Here at Perimeter we have much more space (5,000 sq. ft) and see a lot of businesspeople throughout the week. It’s a “happening” and complete experience: the lighting, the warm ochre terra cotta walls, …. wafting aromas.
Jaffe: You grew up in Ashdod, Israel. How did your home life influence your art?
Balshan: My Egyptian mother was always cooking. Her best dish was molokeya: beef, bones, garlic, coriander, cumin, chopped greens similar to mint leaves, over rice. She put turmeric in everything to add color. Now we know how it is touted as an anti-inflammatory.
I served in the IDF and went to culinary school in Herzliya. My parents wanted me to be a doctor or violinist (laughing). I came to Atlanta in 1986 and worked for Engelman’s Bakery. They were very supportive and helped with my green card. I looked around Atlanta and saw an opening in the market for the quality food experience that Alon’s provides.
Jaffe: The word “artisan” is used a great deal. What makes your pizza “artisan”?
Balshan: “Artisan” means top quality and made with great care. Before I added pizza to the menu here four years ago, I went to Italy to study the ovens, dough, the flatbreads … every detail. We make our own sourdough crust in-house (takes two days). I serve a juicy thin pizza that’s almost gooey in the center, but blistered around the edges. It’s like eating pasta.
My theory is that pita and pizza are interconnected as Italy was once ruled by Arabs. A pizza made in Jaffa will be different than one made in Milan. The bigger the loaf, the cooler the oven. We heat for only 90 seconds!

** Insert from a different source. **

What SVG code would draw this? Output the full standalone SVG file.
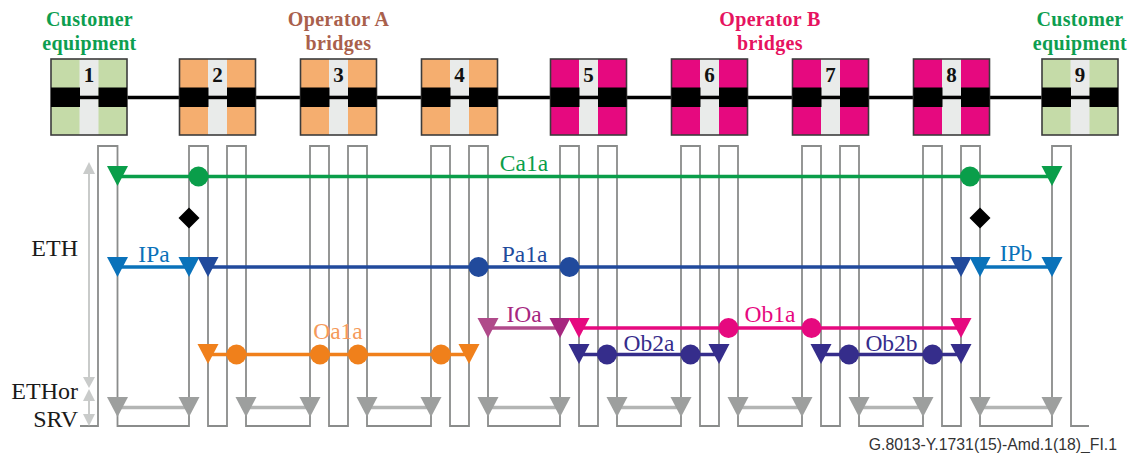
<svg xmlns="http://www.w3.org/2000/svg" xmlns:xlink="http://www.w3.org/1999/xlink" width="1136" height="453" viewBox="0 0 1136 453">
<style>
text{font-family:"Liberation Serif","Times New Roman",serif}
.h{font-weight:bold;font-size:20px;text-anchor:middle;letter-spacing:.35px}
.n{font-weight:bold;font-size:21px;text-anchor:middle;fill:#111}
.l{font-size:23.500px;text-anchor:middle}
.e{font-size:24px;fill:#1a1a1a;text-anchor:end}
.b{fill:#000}.s{fill:#e9ebea}
.ce{fill:#c5dba8}.oa{fill:#f5ae6f}.ob{fill:#e6097f}
.f{fill:none;stroke:#3c3c3c;stroke-width:1.600}
.w{fill:none;stroke:#8a8c8b;stroke-width:1.800}
.ln{fill:none;stroke-width:3.600}
</style>
<defs>
<polygon id="t" points="-10.500,-10 10.500,-10 0,10"/>
<circle id="o" r="10"/>
<polygon id="d" points="0,-10.500 10.500,0 0,10.500 -10.500,0"/>
<g id="box">
<rect x="0" y="0" width="76" height="76"/>
<rect class="s" x="28.500" y="0" width="19" height="76"/>
<rect class="f" x="0" y="0" width="76" height="76"/>
<rect class="b" x="0" y="28.500" width="29" height="19.500"/>
<rect class="b" x="47.500" y="28.500" width="28.500" height="19.500"/>
<rect class="b" x="28" y="36.700" width="20" height="3.500"/>
</g>
</defs>

<g id="labels">
<text class="h" x="89.500" y="26" fill="#0d9e50">Customer</text>
<text class="h" x="89.500" y="50" fill="#0d9e50">equipment</text>
<text class="h" x="338.500" y="26" fill="#a9604c">Operator A</text>
<text class="h" x="338.500" y="50" fill="#a9604c">bridges</text>
<text class="h" x="770" y="26" fill="#e6135f">Operator B</text>
<text class="h" x="770" y="50" fill="#e6135f">bridges</text>
<text class="h" x="1080" y="26" fill="#0d9e50">Customer</text>
<text class="h" x="1080" y="50" fill="#0d9e50">equipment</text>
<text class="e" x="78" y="256">ETH</text>
<text class="e" x="78" y="399">ETHor</text>
<text class="e" x="78" y="427">SRV</text>
<text x="1117" y="450" text-anchor="end" style="font-family:'Liberation Sans',Arial,sans-serif;font-size:15.800px;fill:#333">G.8013-Y.1731(15)-Amd.1(18)_FI.1</text>
</g>

<g id="connectors">
<path d="M127 97.500H1042" fill="none" stroke="#000" stroke-width="3.500"/>
<path class="w" d="M80 426H98V146H117.500V426H189V146H208V426H227V146H246V426H310V146H329V426H348V146H367V426H431V146H450V426H469V146H488V426H560V146H579V426H598V146H617V426H681V146H700V426H719V146H738V426H802V146H821V426H840V146H859V426H923V146H942V426H961V146H980V426H1052V146H1071V426H1089"/>

<g fill="#c9cbca" stroke="none">
<rect x="88" y="172" width="2" height="206"/>
<polygon points="89,162 83,174 95,174"/>
<polygon points="83,377 95,377 89,388"/>
<polygon points="89,389 83,401 95,401"/>
<rect x="88" y="400" width="2" height="15"/>
<polygon points="83,414 95,414 89,426"/>
</g>

<g id="srv" fill="#9d9f9e">
<path d="M117.500 407.500H189M246 407.500H310M367 407.500H431M488 407.500H560M617 407.500H681M738 407.500H802M859 407.500H923M980 407.500H1052" class="ln" stroke="#b3b5b4"/>
<use xlink:href="#t" x="117.500" y="407"/><use xlink:href="#t" x="189" y="407"/>
<use xlink:href="#t" x="246" y="407"/><use xlink:href="#t" x="310" y="407"/>
<use xlink:href="#t" x="367" y="407"/><use xlink:href="#t" x="431" y="407"/>
<use xlink:href="#t" x="488" y="407"/><use xlink:href="#t" x="560" y="407"/>
<use xlink:href="#t" x="617" y="407"/><use xlink:href="#t" x="681" y="407"/>
<use xlink:href="#t" x="738" y="407"/><use xlink:href="#t" x="802" y="407"/>
<use xlink:href="#t" x="859" y="407"/><use xlink:href="#t" x="923" y="407"/>
<use xlink:href="#t" x="980" y="407"/><use xlink:href="#t" x="1052" y="407"/>
</g>

<g id="Ca1a" fill="#0a9e4a">
<path class="ln" stroke="#0a9e4a" d="M117.500 176.500H1052"/>
<use xlink:href="#t" x="117.500" y="176"/><use xlink:href="#o" x="198.500" y="176.500"/><use xlink:href="#o" x="970" y="176.500"/><use xlink:href="#t" x="1052" y="176"/>
<text class="l" x="524" y="171">Ca1a</text>
</g>
<g id="diamonds" fill="#000">
<use xlink:href="#d" x="189" y="218"/><use xlink:href="#d" x="980" y="218"/>
</g>
<g id="IPa" fill="#0a72ba">
<path class="ln" stroke="#0a72ba" d="M117.500 267H189"/>
<use xlink:href="#t" x="117.500" y="267"/><use xlink:href="#t" x="189" y="267"/>
<text class="l" x="154" y="262">IPa</text>
</g>
<g id="Pa1a" fill="#214a9c">
<path class="ln" stroke="#214a9c" d="M208 267H961"/>
<use xlink:href="#t" x="208" y="267"/><use xlink:href="#o" x="478.500" y="267"/><use xlink:href="#o" x="569.500" y="267"/><use xlink:href="#t" x="961" y="267"/>
<text class="l" x="524.500" y="262">Pa1a</text>
</g>
<g id="IPb" fill="#0a72ba">
<path class="ln" stroke="#0a72ba" d="M980 267H1052"/>
<use xlink:href="#t" x="980" y="267"/><use xlink:href="#t" x="1052" y="267"/>
<text class="l" x="1016" y="261">IPb</text>
</g>
<g id="Oa1a" fill="#f0801b">
<path class="ln" stroke="#f0801b" d="M208 354.500H469"/>
<use xlink:href="#t" x="208" y="354"/><use xlink:href="#o" x="236.500" y="354.500"/><use xlink:href="#o" x="320" y="354.500"/><use xlink:href="#o" x="358" y="354.500"/><use xlink:href="#o" x="441" y="354.500"/><use xlink:href="#t" x="469" y="354"/>
<text class="l" x="338" y="339" fill="#f59a5a">Oa1a</text>
</g>
<g id="IOa" fill="#a6277f">
<path class="ln" stroke="#b04a8a" d="M488 328H560"/>
<use xlink:href="#t" x="488" y="328" fill="#b04a8a"/><use xlink:href="#t" x="560" y="328"/>
<text class="l" x="524" y="322">IOa</text>
</g>
<g id="Ob1a" fill="#e6097f">
<path class="ln" stroke="#e6097f" d="M579 328H961"/>
<use xlink:href="#t" x="579" y="328"/><use xlink:href="#o" x="728.500" y="328"/><use xlink:href="#o" x="811.500" y="328"/><use xlink:href="#t" x="961" y="328"/>
<text class="l" x="770" y="322">Ob1a</text>
</g>
<g id="Ob2a" fill="#352d8b">
<path class="ln" stroke="#352d8b" d="M579 354.500H719"/>
<use xlink:href="#t" x="579" y="354"/><use xlink:href="#o" x="607" y="354.500"/><use xlink:href="#o" x="690.500" y="354.500"/><use xlink:href="#t" x="719" y="354"/>
<text class="l" x="649" y="351">Ob2a</text>
</g>
<g id="Ob2b" fill="#352d8b">
<path class="ln" stroke="#352d8b" d="M821 354.500H961"/>
<use xlink:href="#t" x="821" y="354"/><use xlink:href="#o" x="849" y="354.500"/><use xlink:href="#o" x="932.500" y="354.500"/><use xlink:href="#t" x="961" y="354"/>
<text class="l" x="891.500" y="351">Ob2b</text>
</g>
</g>

<g id="node-1" class="ce"><use xlink:href="#box" x="51" y="59"/><text class="n" x="89" y="82">1</text></g>
<g id="node-2" class="oa"><use xlink:href="#box" x="179.500" y="59"/><text class="n" x="217.500" y="82">2</text></g>
<g id="node-3" class="oa"><use xlink:href="#box" x="300.500" y="59"/><text class="n" x="338.500" y="82">3</text></g>
<g id="node-4" class="oa"><use xlink:href="#box" x="421.500" y="59"/><text class="n" x="459.500" y="82">4</text></g>
<g id="node-5" class="ob"><use xlink:href="#box" x="550.500" y="59"/><text class="n" x="588.500" y="82">5</text></g>
<g id="node-6" class="ob"><use xlink:href="#box" x="671.500" y="59"/><text class="n" x="709.500" y="82">6</text></g>
<g id="node-7" class="ob"><use xlink:href="#box" x="792.500" y="59"/><text class="n" x="830.500" y="82">7</text></g>
<g id="node-8" class="ob"><use xlink:href="#box" x="913.500" y="59"/><text class="n" x="951.500" y="82">8</text></g>
<g id="node-9" class="ce"><use xlink:href="#box" x="1042" y="59"/><text class="n" x="1080" y="82">9</text></g>
</svg>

Jaffe: Do you do anything special for Jewish holidays?
Balshan: We have year-round holiday menus (for take out). Our Rosh Hashanah menu features chicken soup, matzah balls, tzimmes, round challah (even honey wheat), kale salad with miso dressing, hand-chopped chicken liver, brisket cooked with red wine, apple sponge cake, strudel, babka, dozens more items.
Our “Shana Tova” gift basket is the perfect hostess gift. We have a terrific Break the Fast menu.
Note that we are not certified as kosher; but I serve no pork products. Even my sausage is made from lamb.
Jaffe: How do you accommodate dietary requests?
Balshan: I am gradually rolling out gluten-free items like bostock French pastry, a brioche with almond cream. Next, we will work on sandwiches. We start with an idea, but figuring it out and executing it to perfection is the challenge.
Clean food is my signature … almost everything you see here is fresh with natural coloring. There may be two cans in the whole kitchen – coconut milk and crushed tomatoes.
Jaffe: Where do you see Alon’s in the next few years?
Balshan: Our business model also includes wholesaling baked goods to over 60 restaurants, and desserts like macaroons to Whole Foods.
We cater small and middle-sized events: b’nai mitzvot, weddings (under 200), corporate spreads, Emory events, house parties.
I am opening a 20,000-sqare-foot facility on Peachtree Industrial. I have thought of every detail in efficiency and cleanliness like epoxy flooring. Other than that, I am very impulsive and do not like long-term planning. Here’s what I’m looking forward to: every Friday at 3 p.m., my Israeli buddies come here for my hummus. That’s THE BEST compliment!
Balshan prepared samples for our visit. Here are the items my companion, a local Mediterranean chef, and I went crazy over:
- Cold peach pistachio soup is a unique and fragrant summer dish.
- Tomato basil soup is light on the cream and very basil-forward.
- Spicy tofu squares with kickin’ red and sweet chili sauce give tofu a whole new meaning.
- Marinated red beets are lightly pickled, and tossed with garlic, toasted walnuts and goat cheese.
- Asian BBQ salmon sandwich piled up with cucumber, black sesame seeds and sprouts.
- Four cheese pizza with gorgonzola and fennel shavings.
- Named for Balshan’s aunt, Louise Chocolate Cake is chocolate on chocolate with Valhrona base.
- French style macarons with black currant filling was over the top.
- Hazelnut milk chocolate torte with cookie crust and rice crispy crunch.